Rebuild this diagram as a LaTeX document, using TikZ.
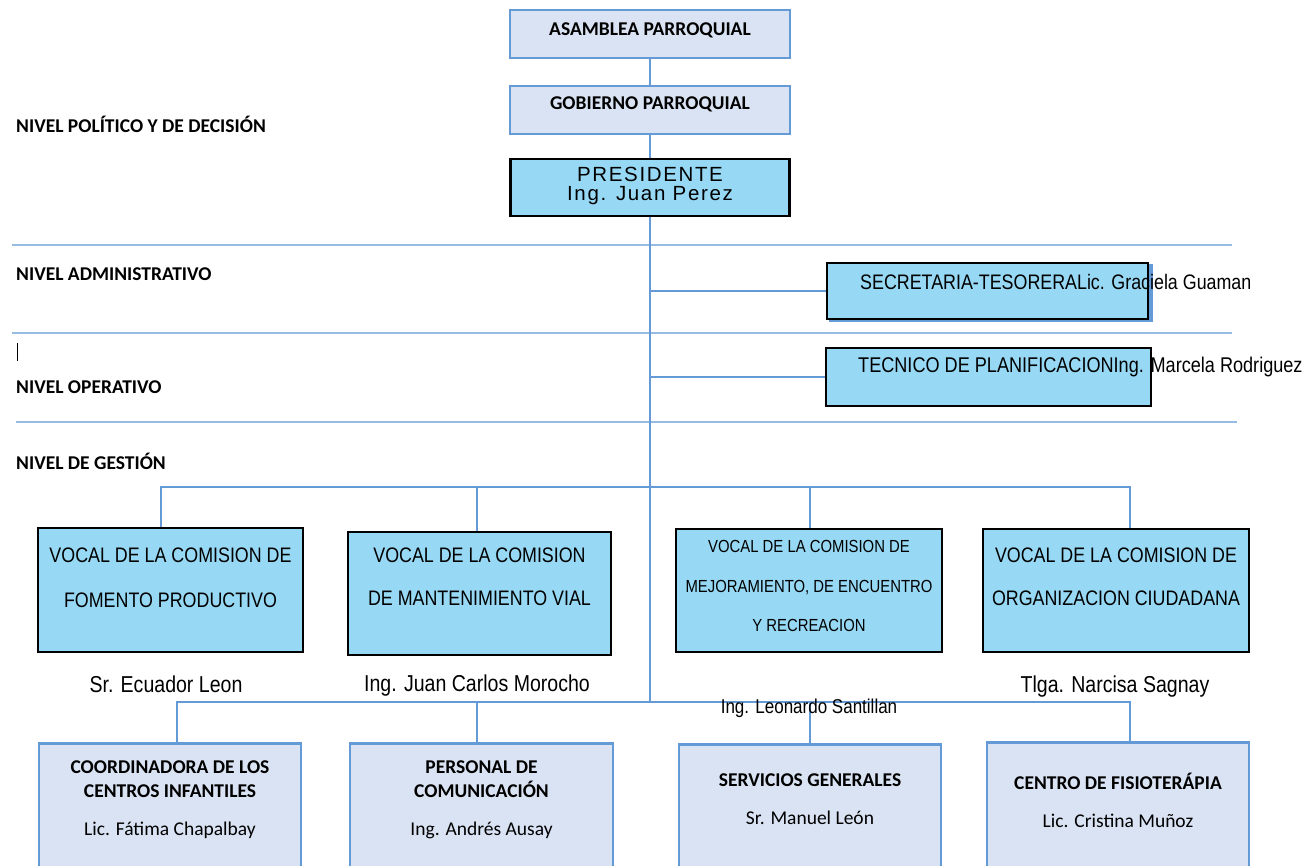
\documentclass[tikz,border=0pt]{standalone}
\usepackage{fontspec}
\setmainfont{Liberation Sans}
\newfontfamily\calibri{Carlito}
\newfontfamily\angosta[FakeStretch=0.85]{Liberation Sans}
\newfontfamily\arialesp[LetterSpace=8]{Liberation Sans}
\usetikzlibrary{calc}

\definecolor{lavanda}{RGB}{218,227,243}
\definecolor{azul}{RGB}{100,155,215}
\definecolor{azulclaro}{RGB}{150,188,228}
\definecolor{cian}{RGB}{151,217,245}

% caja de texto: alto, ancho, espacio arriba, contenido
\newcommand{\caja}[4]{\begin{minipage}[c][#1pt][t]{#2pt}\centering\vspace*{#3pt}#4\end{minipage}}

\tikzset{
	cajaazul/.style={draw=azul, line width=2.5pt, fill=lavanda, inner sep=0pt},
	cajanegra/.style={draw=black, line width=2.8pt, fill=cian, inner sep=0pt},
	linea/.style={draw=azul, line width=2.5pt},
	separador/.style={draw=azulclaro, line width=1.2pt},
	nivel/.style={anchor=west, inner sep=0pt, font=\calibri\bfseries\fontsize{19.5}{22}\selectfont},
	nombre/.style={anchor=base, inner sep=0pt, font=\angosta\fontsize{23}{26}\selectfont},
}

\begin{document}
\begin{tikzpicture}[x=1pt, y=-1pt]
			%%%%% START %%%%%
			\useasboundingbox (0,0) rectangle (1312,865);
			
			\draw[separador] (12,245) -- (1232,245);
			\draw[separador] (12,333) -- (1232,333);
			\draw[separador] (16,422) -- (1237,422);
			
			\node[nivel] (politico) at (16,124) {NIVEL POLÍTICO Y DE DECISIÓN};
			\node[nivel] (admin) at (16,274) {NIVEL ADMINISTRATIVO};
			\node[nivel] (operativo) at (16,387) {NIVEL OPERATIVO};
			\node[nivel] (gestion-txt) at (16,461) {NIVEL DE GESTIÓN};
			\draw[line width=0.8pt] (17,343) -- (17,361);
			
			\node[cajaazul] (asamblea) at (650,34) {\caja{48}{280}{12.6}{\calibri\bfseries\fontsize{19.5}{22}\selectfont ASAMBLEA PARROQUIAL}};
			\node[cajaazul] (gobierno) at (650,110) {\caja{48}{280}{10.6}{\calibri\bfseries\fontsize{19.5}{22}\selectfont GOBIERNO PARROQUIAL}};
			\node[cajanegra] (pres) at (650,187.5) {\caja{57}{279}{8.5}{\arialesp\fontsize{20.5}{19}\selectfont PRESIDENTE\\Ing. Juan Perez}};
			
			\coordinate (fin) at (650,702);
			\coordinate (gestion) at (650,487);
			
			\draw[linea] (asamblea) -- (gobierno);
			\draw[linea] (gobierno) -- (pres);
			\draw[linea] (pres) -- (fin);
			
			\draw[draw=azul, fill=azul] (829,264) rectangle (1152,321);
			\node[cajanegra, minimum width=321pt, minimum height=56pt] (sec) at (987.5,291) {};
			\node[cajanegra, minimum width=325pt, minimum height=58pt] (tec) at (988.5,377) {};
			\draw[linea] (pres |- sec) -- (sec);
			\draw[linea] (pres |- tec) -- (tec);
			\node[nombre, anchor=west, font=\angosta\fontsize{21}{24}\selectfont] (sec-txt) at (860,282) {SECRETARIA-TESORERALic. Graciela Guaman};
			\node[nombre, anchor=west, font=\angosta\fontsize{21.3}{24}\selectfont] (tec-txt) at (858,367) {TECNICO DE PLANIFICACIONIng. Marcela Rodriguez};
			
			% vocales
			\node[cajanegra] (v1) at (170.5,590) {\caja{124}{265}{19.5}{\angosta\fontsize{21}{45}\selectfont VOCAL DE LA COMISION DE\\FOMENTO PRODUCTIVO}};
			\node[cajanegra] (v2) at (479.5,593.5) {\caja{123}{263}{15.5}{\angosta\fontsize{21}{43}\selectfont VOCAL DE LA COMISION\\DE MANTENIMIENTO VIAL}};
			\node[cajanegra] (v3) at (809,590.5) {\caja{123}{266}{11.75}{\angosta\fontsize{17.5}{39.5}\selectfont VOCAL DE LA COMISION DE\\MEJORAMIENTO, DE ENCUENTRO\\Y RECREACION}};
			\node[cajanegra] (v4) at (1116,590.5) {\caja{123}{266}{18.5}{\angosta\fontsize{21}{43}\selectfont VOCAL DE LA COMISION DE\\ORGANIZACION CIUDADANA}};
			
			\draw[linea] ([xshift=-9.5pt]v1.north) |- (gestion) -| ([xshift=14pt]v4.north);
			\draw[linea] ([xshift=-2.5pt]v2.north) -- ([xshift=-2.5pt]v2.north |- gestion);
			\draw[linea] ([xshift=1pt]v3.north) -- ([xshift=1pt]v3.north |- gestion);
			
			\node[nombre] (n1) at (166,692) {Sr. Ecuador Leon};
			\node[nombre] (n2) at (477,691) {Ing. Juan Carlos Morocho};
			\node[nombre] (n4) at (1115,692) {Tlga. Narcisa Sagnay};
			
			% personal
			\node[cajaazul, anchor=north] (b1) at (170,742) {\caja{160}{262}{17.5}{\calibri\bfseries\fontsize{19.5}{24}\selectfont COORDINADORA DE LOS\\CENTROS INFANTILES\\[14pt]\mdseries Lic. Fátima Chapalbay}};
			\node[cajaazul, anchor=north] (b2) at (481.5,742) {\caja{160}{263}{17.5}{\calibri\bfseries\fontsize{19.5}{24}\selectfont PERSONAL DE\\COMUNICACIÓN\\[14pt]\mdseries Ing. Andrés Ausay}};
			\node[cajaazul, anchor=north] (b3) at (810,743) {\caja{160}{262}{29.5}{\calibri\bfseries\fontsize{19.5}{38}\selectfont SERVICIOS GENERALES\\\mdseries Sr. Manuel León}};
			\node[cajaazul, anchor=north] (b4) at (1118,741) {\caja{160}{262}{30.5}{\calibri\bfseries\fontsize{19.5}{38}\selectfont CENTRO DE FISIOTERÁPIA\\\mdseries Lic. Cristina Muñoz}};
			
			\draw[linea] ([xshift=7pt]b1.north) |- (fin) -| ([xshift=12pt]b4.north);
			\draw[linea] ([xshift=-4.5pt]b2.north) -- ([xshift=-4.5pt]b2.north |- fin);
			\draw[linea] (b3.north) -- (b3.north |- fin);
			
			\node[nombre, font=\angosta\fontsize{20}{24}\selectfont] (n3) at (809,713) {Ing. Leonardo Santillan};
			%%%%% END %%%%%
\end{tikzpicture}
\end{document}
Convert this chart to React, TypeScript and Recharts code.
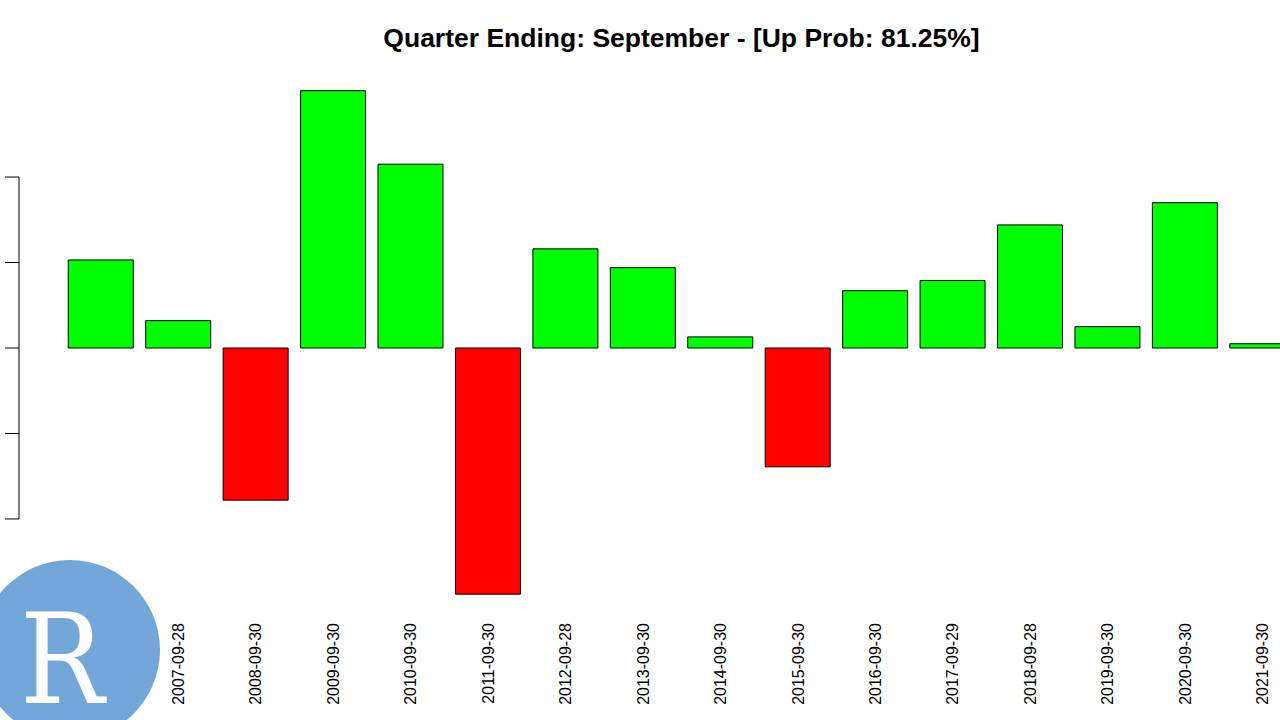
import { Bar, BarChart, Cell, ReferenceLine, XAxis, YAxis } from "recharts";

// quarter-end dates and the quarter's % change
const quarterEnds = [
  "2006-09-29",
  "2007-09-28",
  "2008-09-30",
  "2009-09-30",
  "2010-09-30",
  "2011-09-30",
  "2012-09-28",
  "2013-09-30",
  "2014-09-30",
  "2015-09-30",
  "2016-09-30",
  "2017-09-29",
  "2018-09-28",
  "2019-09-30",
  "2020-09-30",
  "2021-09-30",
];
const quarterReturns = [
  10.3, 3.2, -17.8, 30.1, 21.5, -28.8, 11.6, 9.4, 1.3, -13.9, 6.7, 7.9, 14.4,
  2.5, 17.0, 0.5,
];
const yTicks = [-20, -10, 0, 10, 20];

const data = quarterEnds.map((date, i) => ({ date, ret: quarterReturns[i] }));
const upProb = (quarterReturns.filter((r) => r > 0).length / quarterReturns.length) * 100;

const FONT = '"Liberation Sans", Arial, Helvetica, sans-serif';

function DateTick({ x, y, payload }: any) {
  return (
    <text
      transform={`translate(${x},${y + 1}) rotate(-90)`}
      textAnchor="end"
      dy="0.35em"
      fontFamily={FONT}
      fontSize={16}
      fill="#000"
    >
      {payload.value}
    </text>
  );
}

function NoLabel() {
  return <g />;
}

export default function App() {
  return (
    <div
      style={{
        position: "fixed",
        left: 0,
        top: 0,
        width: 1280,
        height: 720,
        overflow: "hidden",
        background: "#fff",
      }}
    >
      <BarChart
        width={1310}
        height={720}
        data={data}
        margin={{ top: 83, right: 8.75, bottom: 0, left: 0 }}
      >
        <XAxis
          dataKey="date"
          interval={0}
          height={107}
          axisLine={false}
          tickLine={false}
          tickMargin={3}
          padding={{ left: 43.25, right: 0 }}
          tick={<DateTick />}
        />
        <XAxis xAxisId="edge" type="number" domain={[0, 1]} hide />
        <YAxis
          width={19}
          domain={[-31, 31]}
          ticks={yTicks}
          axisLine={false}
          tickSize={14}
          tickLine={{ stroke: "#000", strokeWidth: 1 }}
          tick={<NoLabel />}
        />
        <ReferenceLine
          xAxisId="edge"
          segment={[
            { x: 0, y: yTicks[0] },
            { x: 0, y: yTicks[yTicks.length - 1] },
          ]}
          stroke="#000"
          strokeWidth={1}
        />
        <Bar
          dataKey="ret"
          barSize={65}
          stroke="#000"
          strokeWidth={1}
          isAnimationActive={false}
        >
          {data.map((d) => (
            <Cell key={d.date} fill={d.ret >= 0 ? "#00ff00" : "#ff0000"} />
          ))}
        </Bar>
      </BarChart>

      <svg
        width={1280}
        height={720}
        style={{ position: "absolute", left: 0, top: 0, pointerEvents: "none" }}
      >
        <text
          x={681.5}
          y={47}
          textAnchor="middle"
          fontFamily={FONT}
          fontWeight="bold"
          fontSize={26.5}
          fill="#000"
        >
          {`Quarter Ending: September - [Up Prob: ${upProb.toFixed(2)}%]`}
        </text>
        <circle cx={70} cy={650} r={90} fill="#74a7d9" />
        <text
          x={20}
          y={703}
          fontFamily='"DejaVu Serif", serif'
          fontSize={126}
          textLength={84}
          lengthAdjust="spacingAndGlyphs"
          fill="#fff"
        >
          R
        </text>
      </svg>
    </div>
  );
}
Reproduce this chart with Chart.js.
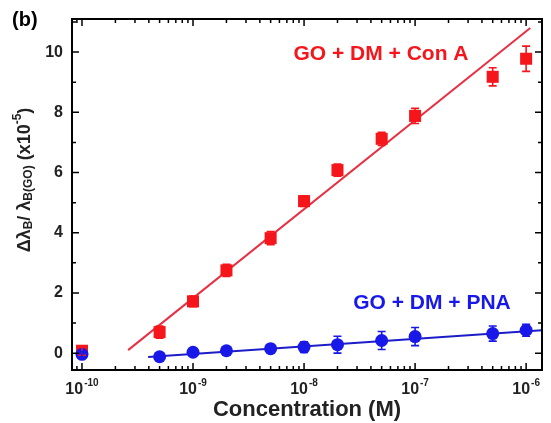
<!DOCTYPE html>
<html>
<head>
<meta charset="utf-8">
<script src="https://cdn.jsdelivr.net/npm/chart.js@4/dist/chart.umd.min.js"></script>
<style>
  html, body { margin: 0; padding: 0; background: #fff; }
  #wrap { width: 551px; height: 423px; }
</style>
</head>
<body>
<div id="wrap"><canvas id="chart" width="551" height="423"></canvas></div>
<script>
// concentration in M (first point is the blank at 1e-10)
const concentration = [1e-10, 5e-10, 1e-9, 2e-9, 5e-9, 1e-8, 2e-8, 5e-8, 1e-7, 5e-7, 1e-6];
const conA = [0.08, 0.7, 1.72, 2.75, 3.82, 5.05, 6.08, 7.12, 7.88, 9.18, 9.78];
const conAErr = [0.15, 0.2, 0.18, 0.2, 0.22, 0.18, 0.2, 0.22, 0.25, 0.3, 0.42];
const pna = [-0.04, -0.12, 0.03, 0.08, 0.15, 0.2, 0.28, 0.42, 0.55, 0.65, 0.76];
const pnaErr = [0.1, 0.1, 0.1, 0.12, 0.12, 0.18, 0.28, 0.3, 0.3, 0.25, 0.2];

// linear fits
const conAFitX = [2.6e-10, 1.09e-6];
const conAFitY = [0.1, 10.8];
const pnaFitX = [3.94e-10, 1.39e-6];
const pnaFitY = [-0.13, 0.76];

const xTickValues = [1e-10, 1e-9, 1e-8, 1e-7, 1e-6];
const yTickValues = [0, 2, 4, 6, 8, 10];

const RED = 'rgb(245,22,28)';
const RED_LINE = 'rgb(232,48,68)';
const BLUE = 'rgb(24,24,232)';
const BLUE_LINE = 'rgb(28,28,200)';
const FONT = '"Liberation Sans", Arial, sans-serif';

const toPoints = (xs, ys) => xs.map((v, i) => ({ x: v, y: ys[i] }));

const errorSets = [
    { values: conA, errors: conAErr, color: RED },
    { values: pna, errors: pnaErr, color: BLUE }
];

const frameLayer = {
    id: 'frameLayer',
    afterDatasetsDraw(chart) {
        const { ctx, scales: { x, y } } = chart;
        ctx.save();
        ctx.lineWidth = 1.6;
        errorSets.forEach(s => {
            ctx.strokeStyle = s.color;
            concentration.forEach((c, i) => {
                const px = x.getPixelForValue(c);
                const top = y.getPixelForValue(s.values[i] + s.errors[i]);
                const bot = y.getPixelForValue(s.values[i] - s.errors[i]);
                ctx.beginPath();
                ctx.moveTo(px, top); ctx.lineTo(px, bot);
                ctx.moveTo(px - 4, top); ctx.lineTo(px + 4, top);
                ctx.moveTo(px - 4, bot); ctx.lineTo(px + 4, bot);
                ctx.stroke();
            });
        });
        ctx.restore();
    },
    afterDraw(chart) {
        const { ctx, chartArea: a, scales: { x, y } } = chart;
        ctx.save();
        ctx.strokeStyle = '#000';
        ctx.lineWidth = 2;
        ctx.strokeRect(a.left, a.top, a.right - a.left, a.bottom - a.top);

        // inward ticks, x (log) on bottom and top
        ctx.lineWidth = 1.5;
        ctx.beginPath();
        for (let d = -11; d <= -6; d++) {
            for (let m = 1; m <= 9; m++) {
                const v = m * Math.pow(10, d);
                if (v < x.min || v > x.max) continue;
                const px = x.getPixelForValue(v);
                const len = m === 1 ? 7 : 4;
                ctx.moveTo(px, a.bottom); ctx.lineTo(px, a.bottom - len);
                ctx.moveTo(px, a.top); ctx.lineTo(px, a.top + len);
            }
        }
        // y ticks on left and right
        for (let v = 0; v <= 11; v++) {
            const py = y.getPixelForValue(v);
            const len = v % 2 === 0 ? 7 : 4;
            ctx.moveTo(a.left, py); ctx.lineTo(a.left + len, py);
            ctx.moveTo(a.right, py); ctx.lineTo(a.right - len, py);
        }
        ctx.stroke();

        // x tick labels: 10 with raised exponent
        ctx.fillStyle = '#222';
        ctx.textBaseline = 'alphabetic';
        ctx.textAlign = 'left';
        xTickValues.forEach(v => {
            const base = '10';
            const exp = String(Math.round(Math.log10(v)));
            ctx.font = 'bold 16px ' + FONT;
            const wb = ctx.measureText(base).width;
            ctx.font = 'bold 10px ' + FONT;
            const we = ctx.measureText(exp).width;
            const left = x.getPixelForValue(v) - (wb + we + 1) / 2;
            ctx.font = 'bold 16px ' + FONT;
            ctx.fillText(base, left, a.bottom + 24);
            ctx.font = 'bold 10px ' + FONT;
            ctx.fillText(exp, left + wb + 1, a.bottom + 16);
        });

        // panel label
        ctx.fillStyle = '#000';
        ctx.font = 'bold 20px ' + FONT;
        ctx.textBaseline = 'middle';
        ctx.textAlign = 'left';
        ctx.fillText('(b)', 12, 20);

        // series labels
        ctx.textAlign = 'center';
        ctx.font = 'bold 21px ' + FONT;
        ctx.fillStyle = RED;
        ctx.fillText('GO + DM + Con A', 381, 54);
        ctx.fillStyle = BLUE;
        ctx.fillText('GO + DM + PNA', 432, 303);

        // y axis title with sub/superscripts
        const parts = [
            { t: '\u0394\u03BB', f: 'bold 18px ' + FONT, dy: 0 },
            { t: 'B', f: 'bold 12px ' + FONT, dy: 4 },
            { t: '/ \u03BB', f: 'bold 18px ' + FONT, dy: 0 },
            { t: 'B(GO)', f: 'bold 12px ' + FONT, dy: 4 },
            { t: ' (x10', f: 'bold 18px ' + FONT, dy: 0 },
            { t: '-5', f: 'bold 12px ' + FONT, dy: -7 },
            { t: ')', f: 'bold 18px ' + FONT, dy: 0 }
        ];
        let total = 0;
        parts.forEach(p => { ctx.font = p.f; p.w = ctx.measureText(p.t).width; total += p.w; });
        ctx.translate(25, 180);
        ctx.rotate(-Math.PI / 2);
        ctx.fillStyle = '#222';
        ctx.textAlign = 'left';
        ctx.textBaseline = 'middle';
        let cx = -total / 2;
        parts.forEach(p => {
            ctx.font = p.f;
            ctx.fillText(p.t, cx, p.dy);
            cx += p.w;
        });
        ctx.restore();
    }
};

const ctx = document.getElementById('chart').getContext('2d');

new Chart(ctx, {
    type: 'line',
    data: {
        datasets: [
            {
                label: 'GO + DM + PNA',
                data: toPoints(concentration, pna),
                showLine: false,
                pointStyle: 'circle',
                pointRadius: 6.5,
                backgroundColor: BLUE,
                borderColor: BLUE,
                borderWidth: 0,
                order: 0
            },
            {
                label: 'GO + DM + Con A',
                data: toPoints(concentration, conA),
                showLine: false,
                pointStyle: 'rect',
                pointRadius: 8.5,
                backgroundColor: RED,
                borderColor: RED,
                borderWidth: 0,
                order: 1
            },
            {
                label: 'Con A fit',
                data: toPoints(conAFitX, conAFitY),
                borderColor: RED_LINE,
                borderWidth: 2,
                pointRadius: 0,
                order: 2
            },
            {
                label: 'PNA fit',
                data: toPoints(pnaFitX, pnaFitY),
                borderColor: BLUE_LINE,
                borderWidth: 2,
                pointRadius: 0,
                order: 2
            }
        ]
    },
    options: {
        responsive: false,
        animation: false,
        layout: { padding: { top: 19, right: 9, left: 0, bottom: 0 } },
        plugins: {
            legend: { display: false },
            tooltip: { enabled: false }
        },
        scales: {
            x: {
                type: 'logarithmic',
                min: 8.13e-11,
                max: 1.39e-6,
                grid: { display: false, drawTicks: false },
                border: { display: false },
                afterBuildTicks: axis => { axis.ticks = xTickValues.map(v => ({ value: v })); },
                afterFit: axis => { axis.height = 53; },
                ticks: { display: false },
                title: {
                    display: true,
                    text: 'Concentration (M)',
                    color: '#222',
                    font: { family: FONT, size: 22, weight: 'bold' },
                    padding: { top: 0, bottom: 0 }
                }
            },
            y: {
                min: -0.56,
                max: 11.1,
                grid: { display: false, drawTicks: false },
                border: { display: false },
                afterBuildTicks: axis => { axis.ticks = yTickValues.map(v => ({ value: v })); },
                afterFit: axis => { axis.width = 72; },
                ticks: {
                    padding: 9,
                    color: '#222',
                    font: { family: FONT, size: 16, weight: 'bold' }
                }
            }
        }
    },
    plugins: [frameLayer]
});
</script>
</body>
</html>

:::::

▶ The request
Without the pictures, give again only the lines beginning at the line that contains "Convert this chart" and stopping after the line that contains "const yTicks = [-20, -10, 0, 10, 20];", exactly as written.

▶ Response to this task
Convert this chart to React, TypeScript and Recharts code.
import { Bar, BarChart, Cell, ReferenceLine, XAxis, YAxis } from "recharts";

// quarter-end dates and the quarter's % change
const quarterEnds = [
  "2006-09-29",
  "2007-09-28",
  "2008-09-30",
  "2009-09-30",
  "2010-09-30",
  "2011-09-30",
  "2012-09-28",
  "2013-09-30",
  "2014-09-30",
  "2015-09-30",
  "2016-09-30",
  "2017-09-29",
  "2018-09-28",
  "2019-09-30",
  "2020-09-30",
  "2021-09-30",
];
const quarterReturns = [
  10.3, 3.2, -17.8, 30.1, 21.5, -28.8, 11.6, 9.4, 1.3, -13.9, 6.7, 7.9, 14.4,
  2.5, 17.0, 0.5,
];
const yTicks = [-20, -10, 0, 10, 20];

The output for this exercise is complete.